В USA Today знают: мы верим.
Хотите взглянуть на еще одну компанию, которая понимает наш оптимизм? Зайдите на target.com – а лучше сперва к их конкуренту, walmart.com.
Побродите по сайту. Что вы видите? Вещи. Пальто, купальники, зонтики, футболки. А там, где вещей нет, есть длинные списки. Всеамериканские списки покупок. Чего вы там точно не видите, так это людей. Ни души. Wal-Mart ясно дает понять: мы продаем вещи по выгодной цене.
А теперь зайдите на target.com. Что вы видите? Женщин, мужчин, мальчиков, девочек, младенцев. Приглядитесь. Да, на них на всех разные вещи, но вещи вы замечаете потом, а первое, что бросается в глаза, – улыбки на лицах. Люди светятся счастьем и оптимизмом.
В отличие от моделей из модных журналов, застывших в типично подиумной позе «Я слишком сексуальна для этой юбки», модели на сайте сняты как команда болельщиц на фотографии для выпускного альбома. Хоть сейчас на рекламу отбеливателя для зубов – одна улыбка ослепительнее другой.
Target понимает нас. В высших маркетинговых кругах компания известна своим умением понять аудиторию. Wal-Mart думает, что мы покупаем вещи, поэтому лавры достаются Target. Но хотя вещи идут на ура, «ура!» идет куда лучше.
И наконец, писатель, который тоже нас понимает, – и отчасти именно поэтому его книги расходятся миллионными тиражами. Узнав, что выпускник Гарварда Малкольм Гладуэлл пишет для еженедельника New Yorker, мы спешим заподозрить в нем интеллектуала и либерала, а значит, возможно, пессимиста. Угадали?

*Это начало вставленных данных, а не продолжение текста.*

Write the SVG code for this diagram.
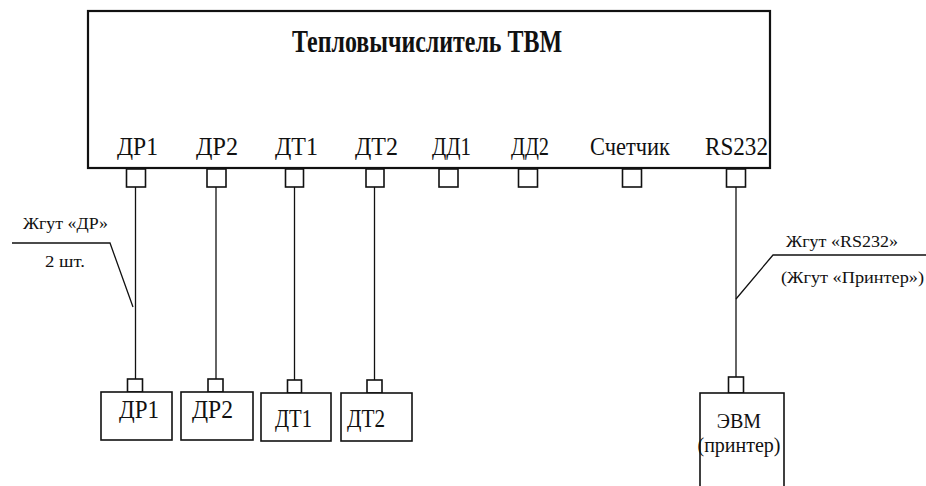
<svg xmlns="http://www.w3.org/2000/svg" width="926" height="486" viewBox="0 0 926 486" font-family="Liberation Serif, DejaVu Serif, serif">
<style>
text{font-family:'Liberation Serif','DejaVu Serif',serif;fill:#111}
.box{fill:#fff;stroke:#111;stroke-width:1.6}
.main{fill:#fff;stroke:#111;stroke-width:2.2}
.port{fill:#fff;stroke:#111;stroke-width:1.6}
.wire{fill:none;stroke:#111;stroke-width:1.3}
.pl{font-size:25px}
.bl{font-size:25px}
.sm{font-size:17px}
</style>
<rect width="926" height="486" fill="#fff"/>
<g id="connectors">
<line class="wire" x1="135.5" y1="187" x2="135.5" y2="379"/>
<line class="wire" x1="216" y1="187" x2="216" y2="379"/>
<line class="wire" x1="294.5" y1="187" x2="294.5" y2="380"/>
<line class="wire" x1="374.5" y1="187" x2="374.5" y2="380"/>
<line class="wire" x1="736" y1="187" x2="736" y2="377"/>
<polyline class="wire" points="12,243 110,243 133,307"/>
<polyline class="wire" points="926,255 773,255 736,299"/>
</g>
<g id="tvm">
<rect class="main" x="88" y="11" width="682" height="157"/>
<text x="292" y="52" font-family="Liberation Serif, serif" font-size="32" font-weight="bold" textLength="270" lengthAdjust="spacingAndGlyphs">Тепловычислитель ТВМ</text>
<text class="pl" x="117" y="155" textLength="41" lengthAdjust="spacingAndGlyphs">ДР1</text>
<text class="pl" x="196" y="155" textLength="42" lengthAdjust="spacingAndGlyphs">ДР2</text>
<text class="pl" x="275" y="155" textLength="43" lengthAdjust="spacingAndGlyphs">ДТ1</text>
<text class="pl" x="355" y="155" textLength="43" lengthAdjust="spacingAndGlyphs">ДТ2</text>
<text class="pl" x="432" y="155" textLength="39" lengthAdjust="spacingAndGlyphs">ДД1</text>
<text class="pl" x="511" y="155" textLength="38" lengthAdjust="spacingAndGlyphs">ДД2</text>
<text class="pl" x="590" y="155" textLength="80" lengthAdjust="spacingAndGlyphs">Счетчик</text>
<text class="pl" x="705" y="155" textLength="63" lengthAdjust="spacingAndGlyphs">RS232</text>
<rect class="port" x="126.5" y="169" width="19" height="18"/>
<rect class="port" x="207" y="169" width="19" height="18"/>
<rect class="port" x="285.5" y="169" width="18" height="18"/>
<rect class="port" x="366" y="169" width="18" height="18"/>
<rect class="port" x="439" y="169" width="19" height="18"/>
<rect class="port" x="518.5" y="169" width="19" height="18"/>
<rect class="port" x="622.5" y="169" width="19" height="18"/>
<rect class="port" x="726.5" y="169" width="19" height="18"/>
</g>
<g id="dr1">
<rect class="port" x="127.5" y="379" width="15" height="13"/>
<rect class="box" x="101" y="392" width="71" height="48"/>
<text class="bl" x="119" y="418" textLength="40" lengthAdjust="spacingAndGlyphs">ДР1</text>
</g>
<g id="dr2">
<rect class="port" x="208" y="379" width="15" height="13"/>
<rect class="box" x="181" y="392" width="72" height="48"/>
<text class="bl" x="192" y="418" textLength="41" lengthAdjust="spacingAndGlyphs">ДР2</text>
</g>
<g id="dt1">
<rect class="port" x="287.5" y="380" width="14" height="13"/>
<rect class="box" x="261" y="393" width="70" height="48"/>
<text class="bl" x="275" y="427" textLength="37" lengthAdjust="spacingAndGlyphs">ДТ1</text>
</g>
<g id="dt2">
<rect class="port" x="367" y="380" width="15" height="13"/>
<rect class="box" x="341" y="393" width="71" height="48"/>
<text class="bl" x="347" y="427" textLength="38" lengthAdjust="spacingAndGlyphs">ДТ2</text>
</g>
<g id="evm">
<rect class="port" x="728.5" y="377" width="15" height="16"/>
<rect class="box" x="700" y="393" width="84" height="100"/>
<text x="739" y="428" font-size="20" text-anchor="middle">ЭВМ</text>
<text x="739" y="452" font-size="20" text-anchor="middle">(принтер)</text>
</g>
<g id="labels">
<text class="sm" x="23" y="229" textLength="85" lengthAdjust="spacingAndGlyphs">Жгут «ДР»</text>
<text class="sm" x="45" y="267" textLength="40" lengthAdjust="spacingAndGlyphs">2 шт.</text>
<text class="sm" x="786" y="247" textLength="112" lengthAdjust="spacingAndGlyphs">Жгут «RS232»</text>
<text class="sm" x="781" y="283" textLength="143" lengthAdjust="spacingAndGlyphs">(Жгут «Принтер»)</text>
</g>
</svg>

Взгляните на этот неожиданный пассаж из предисловия к «Гениям и аутсайдерам», существующий только в американском издании:
«Но что будет <…> если мы перестанем всматриваться в горизонт через мощные бинокли и вместо этого возьмем в руки микроскоп, чтобы разобраться, как принимаем решения и почему ведем себя так или иначе? Думаю, это изменит принципы ведения войн, характеристики товаров на полках, сюжеты фильмов, методы подготовки офицеров полиции, практику консультирования семейных пар, подходы к интервьюированию при приеме на работу и т. д. и т. п. И если мы объединим все эти маленькие изменения, в итоге у нас получится новый, более совершенный мир»6.
Разве могла бы Энни сказать лучше?
Мы любим Гладуэлла за то, что он интересный рассказчик. Но еще мы любим его за те чувства, которые он нам внушает. Он вселяет в нас веру в лучшее, в то, что завтра снова взойдет солнце.
Он верит, и мы любим его, потому что тоже верим.